Innova and Blue Buffalo are the only pet foods I use on any of my animals (other than Authority Sensitive Solutions Cat Food)


----------



## LarryT (May 12, 2009)

Contact the breeder and find out what's in the mix.


----------



## Nancy (Aug 22, 2008)

Ditto what Larry said. Ask the breeder what the food is. Hopefully she is not one of those breeders who keeps the mix a secret so she can try and sell you more food. :evil:


----------



## Maeg8 (Apr 28, 2011)

Yeah, she wants me to buy her secret mix. I already did that. I really want to feed something where I know what's in it.


----------



## nikki (Aug 28, 2008)

I can't believe that the breeder won't tell you what's in the mix, that's just wrong. When ever I sell a baby or rehome any hedgie, I always send along 3 - 4 weeks of food for free and put a label on the bag listing all the foods in the mix.

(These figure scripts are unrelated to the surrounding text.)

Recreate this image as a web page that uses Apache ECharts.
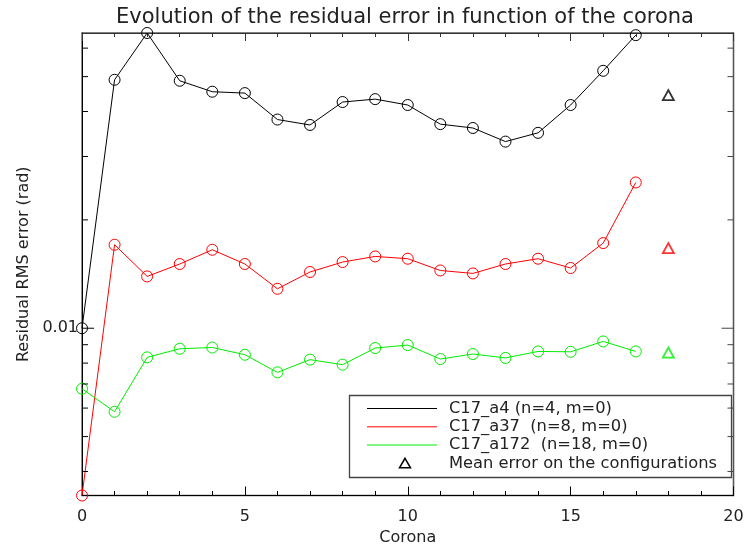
<!DOCTYPE html>
<html>
<head>
<meta charset="utf-8">
<script src="https://cdn.jsdelivr.net/npm/echarts@6/dist/echarts.min.js"></script>
<style>html,body{margin:0;padding:0;background:#fff;}#c{width:745px;height:546px;}</style>
</head>
<body>
<div id="c"></div>
<script>
// ---- data ----
const corona = [0,1,2,3,4,5,6,7,8,9,10,11,12,13,14,15,16,17];
const errA4   = [0.0100,0.0490,0.0661,0.0487,0.0454,0.0450,0.0380,0.0367,0.0425,0.0433,0.0417,0.0369,0.0360,0.0330,0.0349,0.0417,0.0519,0.0652];
const errA37  = [0.00343,0.01706,0.01393,0.01508,0.01652,0.01508,0.01287,0.01433,0.01527,0.01583,0.01560,0.01447,0.01420,0.01508,0.01560,0.01470,0.01724,0.02541];
const errA172 = [0.00679,0.00586,0.00830,0.00877,0.00884,0.00844,0.00754,0.00818,0.00792,0.00881,0.00898,0.00821,0.00848,0.00827,0.00862,0.00860,0.00919,0.00862];
const meanX = 18;
const meanErrors = [0.0444, 0.0167, 0.00855];   // A4, A37, A172
const seriesNames = ['C17_a4 (n=4, m=0)', 'C17_a37  (n=8, m=0)', 'C17_a172  (n=18, m=0)'];
const meanLabel = 'Mean error on the configurations';
const yTickValues = [0.004,0.005,0.006,0.007,0.008,0.009,0.01,0.02,0.03,0.04,0.05,0.06];
const yMajorTicks = [0.01];
const xRange = [0, 20];
const xInterval = 5;

const colors = ['#000000', '#ff0000', '#00ee00'];
const allVals = errA4.concat(errA37, errA172);
const yMin = Math.min.apply(null, allVals);
const yMax = Math.max.apply(null, allVals);
const FONT = 'DejaVu Sans';

const chart = echarts.init(document.getElementById('c'));

function lineSeries(vals, color) {
  return {
    type: 'line', xAxisIndex: 0, yAxisIndex: 0,
    data: corona.map((c, i) => [c, vals[i]]),
    symbol: 'circle', symbolSize: 11,
    itemStyle: { color: 'rgba(0,0,0,0)', borderColor: color, borderWidth: 1 },
    lineStyle: { color: color, width: 1 },
    emphasis: { disabled: true },
    clip: true, animation: false, z: 3
  };
}
function meanSeries(v, color) {
  return {
    type: 'scatter', xAxisIndex: 0, yAxisIndex: 0,
    data: [[meanX, v]],
    symbol: 'triangle', symbolSize: [11, 10],
    itemStyle: { color: 'rgba(0,0,0,0)', borderColor: color, borderWidth: 1.8 },
    emphasis: { disabled: true }, animation: false, z: 3
  };
}

const tickSeries = {
  type: 'custom', xAxisIndex: 0, yAxisIndex: 0,
  data: yTickValues.map(v => [xRange[0], v]),
  encode: { x: 0, y: 1 },
  silent: true, clip: false, animation: false, z: 4,
  renderItem: function (params, api) {
    const v = api.value(1);
    const pL = api.coord([xRange[0], v]);
    const pR = api.coord([xRange[1], v]);
    const major = yMajorTicks.some(m => Math.abs(m - v) < 1e-12);
    const len = major ? 12 : 6;
    return {
      type: 'group',
      children: [
        { type: 'line', shape: { x1: pL[0], y1: pL[1], x2: pL[0] + len, y2: pL[1] }, style: { stroke: '#000', lineWidth: 1 } },
        { type: 'line', shape: { x1: pR[0] - len, y1: pR[1], x2: pR[0], y2: pR[1] }, style: { stroke: '#444', lineWidth: 1 } }
      ]
    };
  }
};

// legend drawn as graphic
const lgX = 349.5, lgY = 395.5, lgW = 382, lgH = 82;
const rowY = [408.5, 426.8, 445, 463.3];
const LFONT = '16.3px "' + FONT + '"';
const legendChildren = [
  { type: 'rect', shape: { x: lgX, y: lgY, width: lgW, height: lgH }, style: { fill: 'none', stroke: '#444', lineWidth: 1.3 } }
];
seriesNames.forEach((n, i) => {
  legendChildren.push({ type: 'line', shape: { x1: 367, y1: rowY[i], x2: 437, y2: rowY[i] }, style: { stroke: colors[i], lineWidth: 1 } });
  legendChildren.push({ type: 'text', x: 449, y: rowY[i], style: { text: n, font: LFONT, fill: '#222', textVerticalAlign: 'middle' } });
});
legendChildren.push({ type: 'polygon', shape: { points: [[405, rowY[3] - 5], [410.5, rowY[3] + 4.5], [399.5, rowY[3] + 4.5]] }, style: { fill: 'none', stroke: '#000', lineWidth: 1.5 } });
legendChildren.push({ type: 'text', x: 449, y: rowY[3], style: { text: meanLabel, font: LFONT, fill: '#222', textVerticalAlign: 'middle' } });

const option = {
  backgroundColor: '#fff',
  animation: false,
  title: {
    text: 'Evolution of the residual error in function of the corona',
    left: 400, top: 2, textAlign: 'center',
    textStyle: { fontFamily: FONT, fontSize: 21, fontWeight: 'normal', color: '#222' }
  },
  grid: {
    left: 82, right: 11.5, top: 33, bottom: 50.5, containLabel: false, outerBoundsMode: 'none',
    show: true, borderColor: '#555', borderWidth: 1.3, backgroundColor: 'rgba(0,0,0,0)'
  },
  xAxis: [
    {
      type: 'value', position: 'bottom', min: xRange[0], max: xRange[1], interval: xInterval,
      name: 'Corona', nameLocation: 'middle', nameGap: 32,
      nameTextStyle: { fontFamily: FONT, fontSize: 16, color: '#222' },
      axisLine: { onZero: false, lineStyle: { color: '#000', width: 1 } },
      axisTick: { inside: true, length: 9, lineStyle: { color: '#000' } },
      minorTick: { show: true, splitNumber: 5, length: 4.5, lineStyle: { color: '#000' } },
      axisLabel: { margin: 13, fontFamily: FONT, fontSize: 16, color: '#222' },
      splitLine: { show: false }
    },
    {
      type: 'value', position: 'top', min: xRange[0], max: xRange[1], interval: xInterval,
      axisLine: { onZero: false, lineStyle: { color: '#333', width: 1 } },
      axisTick: { inside: true, length: 8, lineStyle: { color: '#333' } },
      minorTick: { show: true, splitNumber: 5, length: 4, lineStyle: { color: '#333' } },
      axisLabel: { show: false },
      splitLine: { show: false }
    }
  ],
  yAxis: [
    {
      type: 'log', logBase: 10, min: yMin, max: yMax, position: 'left',
      name: 'Residual RMS error (rad)', nameLocation: 'middle', nameGap: 50,
      nameTextStyle: { fontFamily: FONT, fontSize: 16, color: '#222' },
      axisLine: { show: true, onZero: false, lineStyle: { color: '#000', width: 1 } },
      axisTick: { show: false },
      axisLabel: {
        showMinLabel: false, showMaxLabel: false, margin: 4,
        fontFamily: FONT, fontSize: 16, color: '#222',
        formatter: function (v) { return yMajorTicks.some(m => Math.abs(m - v) < 1e-9) ? String(v) : ''; }
      },
      splitLine: { show: false }
    },
    {
      type: 'value', min: 0, max: 1, position: 'right',
      axisLine: { show: true, onZero: false, lineStyle: { color: '#555', width: 1.3 } },
      axisTick: { show: false }, axisLabel: { show: false }, splitLine: { show: false }
    }
  ],
  series: [
    lineSeries(errA4, colors[0]),
    lineSeries(errA37, colors[1]),
    lineSeries(errA172, colors[2]),
    meanSeries(meanErrors[0], colors[0]),
    meanSeries(meanErrors[1], colors[1]),
    meanSeries(meanErrors[2], colors[2]),
    tickSeries
  ],
  graphic: [{ type: 'group', silent: true, children: legendChildren }]
};
chart.setOption(option);
</script>
</body>
</html>
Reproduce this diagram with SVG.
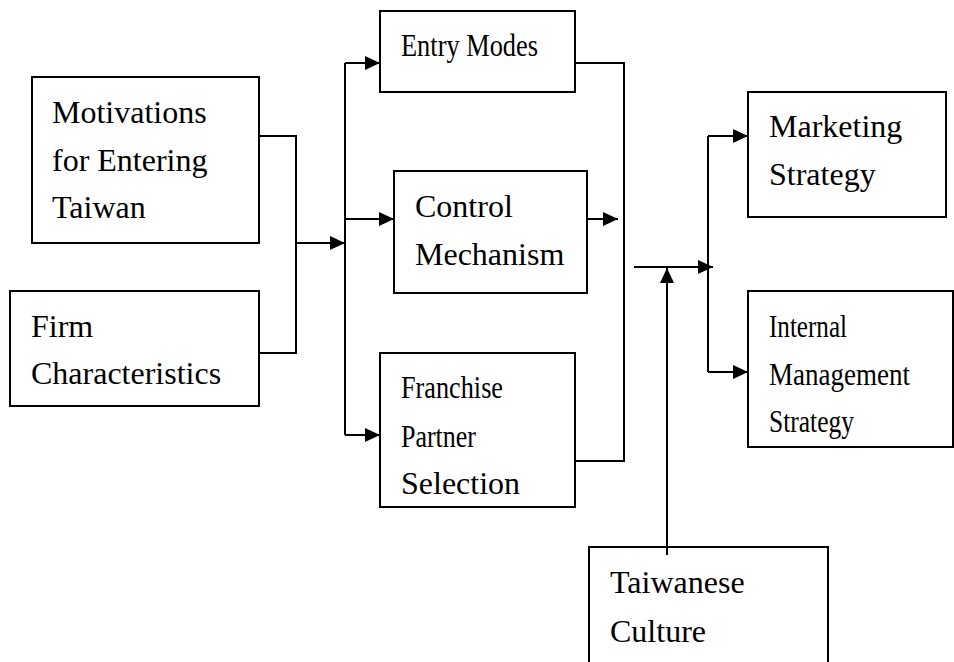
<svg xmlns="http://www.w3.org/2000/svg" width="954" height="662" viewBox="0 0 954 662">
<style>
.box{fill:#fff;stroke:#000;stroke-width:2}
.t{font-family:'Liberation Serif','Times New Roman',Times,'DejaVu Serif',serif;font-size:32px;fill:#000}
.c{fill:none;stroke:#000;stroke-width:2}
.a{fill:none;stroke:#000;stroke-width:2;marker-end:url(#ah)}
</style>
<defs>
<marker id="ah" viewBox="0 0 15 14" refX="15" refY="7" markerWidth="15" markerHeight="14" markerUnits="userSpaceOnUse" orient="auto">
<path d="M0,0 L15,7 L0,14 z" fill="#000"/>
</marker>
</defs>
<rect width="954" height="662" fill="#fff"/>
<g id="connectors">
<path class="c" d="M259,136 H296 V353 H259"/>
<path class="a" d="M296,243 H345"/>
<path class="c" d="M345,63 V435"/>
<path class="a" d="M345,63 H380"/>
<path class="a" d="M345,219 H394"/>
<path class="a" d="M345,435 H380"/>
<path class="c" d="M575,63 H624 V461 H575"/>
<path class="a" d="M587,219 H618"/>
<path class="a" d="M634,267 H713"/>
<path class="a" d="M667,555 V268"/>
<path class="c" d="M708,136 V372"/>
<path class="a" d="M708,136 H748"/>
<path class="a" d="M708,372 H748"/>
</g>
<g id="motivations">
<rect class="box" x="32" y="77" width="227" height="166"/>
<text class="t" font-family="Liberation Serif" x="52" y="123">Motivations</text>
<text class="t" font-family="Liberation Serif" x="52" y="171">for Entering</text>
<text class="t" font-family="Liberation Serif" x="52" y="218">Taiwan</text>
</g>
<g id="firm">
<rect class="box" x="10" y="291" width="249" height="115"/>
<text class="t" x="31" y="337">Firm</text>
<text class="t" x="31" y="384">Characteristics</text>
</g>
<g id="entry-modes">
<rect class="box" x="380" y="11" width="195" height="81"/>
<text class="t" x="401" y="56" textLength="137" lengthAdjust="spacingAndGlyphs">Entry Modes</text>
</g>
<g id="control">
<rect class="box" x="394" y="171" width="193" height="122"/>
<text class="t" x="415" y="217">Control</text>
<text class="t" x="415" y="265">Mechanism</text>
</g>
<g id="franchise">
<rect class="box" x="380" y="353" width="195" height="154"/>
<text class="t" x="401" y="398" textLength="102" lengthAdjust="spacingAndGlyphs">Franchise</text>
<text class="t" x="401" y="447" textLength="75" lengthAdjust="spacingAndGlyphs">Partner</text>
<text class="t" x="401" y="494">Selection</text>
</g>
<g id="marketing">
<rect class="box" x="748" y="92" width="198" height="125"/>
<text class="t" x="769" y="137">Marketing</text>
<text class="t" x="769" y="185">Strategy</text>
</g>
<g id="internal">
<rect class="box" x="748" y="291" width="205" height="156"/>
<text class="t" x="769" y="337" textLength="78" lengthAdjust="spacingAndGlyphs">Internal</text>
<text class="t" x="769" y="385" textLength="141" lengthAdjust="spacingAndGlyphs">Management</text>
<text class="t" x="769" y="432" textLength="85" lengthAdjust="spacingAndGlyphs">Strategy</text>
</g>
<g id="taiwanese-culture">
<rect class="box" x="589" y="547" width="239" height="125"/>
<text class="t" x="610" y="593">Taiwanese</text>
<text class="t" x="610" y="642">Culture</text>
</g>
<path class="c" d="M667,547 V555"/>
</svg>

Do you mind if I ask who the breeder is?


----------



## Nancy (Aug 22, 2008)

Yep, I send food home too and label the bag as to what it is. 

Post a picture and maybe we can figure it out.


----------



## nikki (Aug 28, 2008)

See Nancy? You taught me well! lol


----------



## Nancy (Aug 22, 2008)

nikki said:


> See Nancy? You taught me well! lol


Heehee


----------



## Maeg8 (Apr 28, 2011)

I would. I've filled my camera with pics of things I've sewn and my hedgie... but can't find the link cable!!!! I'm borrowing a camera tomorrow. I saw some of the bags in her closet though and suspect they're not so great foods anyways. I will send them!


----------



## Maeg8 (Apr 28, 2011)

I'm charging my camera now! I found the link cable, but I have picked up some of the blue buffalo kitten food and some innova kitten food. I'll mix it with the remaining mystery mix and see if that works.


----------